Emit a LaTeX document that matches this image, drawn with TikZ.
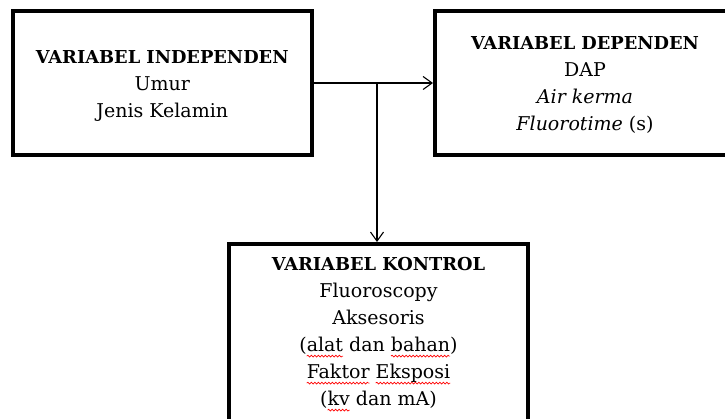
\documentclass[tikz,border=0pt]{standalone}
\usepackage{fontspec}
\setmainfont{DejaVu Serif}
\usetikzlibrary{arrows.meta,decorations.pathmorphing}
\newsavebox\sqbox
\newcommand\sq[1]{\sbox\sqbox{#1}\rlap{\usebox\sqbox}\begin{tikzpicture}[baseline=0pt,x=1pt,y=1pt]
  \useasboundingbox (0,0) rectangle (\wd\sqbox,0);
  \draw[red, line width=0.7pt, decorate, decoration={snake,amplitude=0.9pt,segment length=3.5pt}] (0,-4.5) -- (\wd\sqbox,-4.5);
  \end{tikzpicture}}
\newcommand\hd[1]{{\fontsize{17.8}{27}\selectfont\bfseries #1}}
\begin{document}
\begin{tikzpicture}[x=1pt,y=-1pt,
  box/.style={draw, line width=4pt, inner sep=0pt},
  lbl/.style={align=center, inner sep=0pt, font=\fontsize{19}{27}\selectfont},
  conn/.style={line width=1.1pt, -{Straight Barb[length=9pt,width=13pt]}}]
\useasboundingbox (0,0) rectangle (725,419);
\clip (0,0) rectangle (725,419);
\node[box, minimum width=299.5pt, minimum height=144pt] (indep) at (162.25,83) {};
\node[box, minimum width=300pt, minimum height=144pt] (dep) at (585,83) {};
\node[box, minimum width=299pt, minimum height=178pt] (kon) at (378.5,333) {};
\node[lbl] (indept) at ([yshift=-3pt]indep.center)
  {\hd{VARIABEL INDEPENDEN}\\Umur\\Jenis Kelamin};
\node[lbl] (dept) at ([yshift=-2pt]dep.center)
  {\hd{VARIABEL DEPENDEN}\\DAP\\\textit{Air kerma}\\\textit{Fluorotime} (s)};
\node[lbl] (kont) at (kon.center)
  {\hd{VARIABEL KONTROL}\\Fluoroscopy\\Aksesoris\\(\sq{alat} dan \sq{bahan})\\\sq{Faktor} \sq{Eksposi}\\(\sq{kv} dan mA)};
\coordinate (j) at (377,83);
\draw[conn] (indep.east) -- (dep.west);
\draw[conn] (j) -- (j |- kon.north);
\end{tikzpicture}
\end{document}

[Stated exercise]: Without the pictures, transcribe the listing above exactly.

[Reply]:
Emit a LaTeX document that matches this image, drawn with TikZ.
\documentclass[tikz,border=0pt]{standalone}
\usepackage{fontspec}
\setmainfont{DejaVu Serif}
\usetikzlibrary{arrows.meta,decorations.pathmorphing}
\newsavebox\sqbox
\newcommand\sq[1]{\sbox\sqbox{#1}\rlap{\usebox\sqbox}\begin{tikzpicture}[baseline=0pt,x=1pt,y=1pt]
  \useasboundingbox (0,0) rectangle (\wd\sqbox,0);
  \draw[red, line width=0.7pt, decorate, decoration={snake,amplitude=0.9pt,segment length=3.5pt}] (0,-4.5) -- (\wd\sqbox,-4.5);
  \end{tikzpicture}}
\newcommand\hd[1]{{\fontsize{17.8}{27}\selectfont\bfseries #1}}
\begin{document}
\begin{tikzpicture}[x=1pt,y=-1pt,
  box/.style={draw, line width=4pt, inner sep=0pt},
  lbl/.style={align=center, inner sep=0pt, font=\fontsize{19}{27}\selectfont},
  conn/.style={line width=1.1pt, -{Straight Barb[length=9pt,width=13pt]}}]
\useasboundingbox (0,0) rectangle (725,419);
\clip (0,0) rectangle (725,419);
\node[box, minimum width=299.5pt, minimum height=144pt] (indep) at (162.25,83) {};
\node[box, minimum width=300pt, minimum height=144pt] (dep) at (585,83) {};
\node[box, minimum width=299pt, minimum height=178pt] (kon) at (378.5,333) {};
\node[lbl] (indept) at ([yshift=-3pt]indep.center)
  {\hd{VARIABEL INDEPENDEN}\\Umur\\Jenis Kelamin};
\node[lbl] (dept) at ([yshift=-2pt]dep.center)
  {\hd{VARIABEL DEPENDEN}\\DAP\\\textit{Air kerma}\\\textit{Fluorotime} (s)};
\node[lbl] (kont) at (kon.center)
  {\hd{VARIABEL KONTROL}\\Fluoroscopy\\Aksesoris\\(\sq{alat} dan \sq{bahan})\\\sq{Faktor} \sq{Eksposi}\\(\sq{kv} dan mA)};
\coordinate (j) at (377,83);
\draw[conn] (indep.east) -- (dep.west);
\draw[conn] (j) -- (j |- kon.north);
\end{tikzpicture}
\end{document}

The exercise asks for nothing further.